Consumers may be influenced by a number of factors when buying goods, including claims about where a product was grown, produced or made. If you choose to make a country of origin claim, or are legally required to do so, it must be clear, accurate and truthful.
Our frequently asked questions provide detailed information about aspects of the labeling system.
In February 2017, the Government passed the Competition and Consumer Amendment (Country of Origin) Act 2017 amending the definition of ‘substantial transformation’.
Under the definition goods are substantially transformed in a country if:
- they were ‘grown’ or ‘produced’ in that country, or
- as a result of one or more processes undertaken in that country, the goods are fundamentally different in identity, nature or essential character from all of their imported ingredients or components.

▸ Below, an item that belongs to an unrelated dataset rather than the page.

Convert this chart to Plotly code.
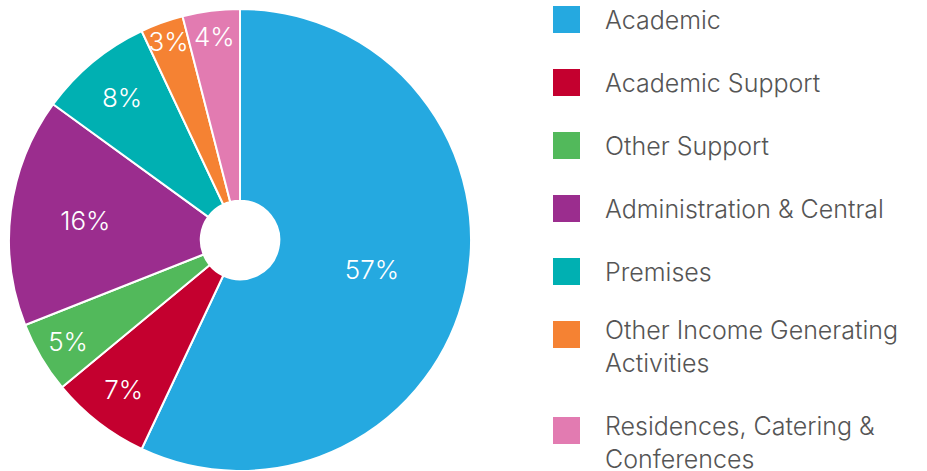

Processes that only change the form or appearance of imported ingredients or components no longer qualify as a ‘substantial transformation.’
This new definition has immediate effect. Businesses that currently make ‘made in’ claims about their products should reassess whether they are still able to safely make these claims.
In the ACCC’s view, the encapsulation of imported marine oil is unlikely to constitute a ‘substantial transformation’ for the purposes of the ACL. This is because the process of encapsulation is unlikely to create a fundamental difference in identity, nature or essential character between the oil capsules (final product) and the imported oil.
While encapsulating the oil appears to result in a product that is more convenient in form, we do not consider that this would satisfy the ACL criteria for safely making a ‘made in’ claim.
As the encapsulation of imported marine oil is unlikely to qualify as a ‘substantial transformation’, businesses should carefully consider whether it would be appropriate to make a ‘made in’ claim for these products.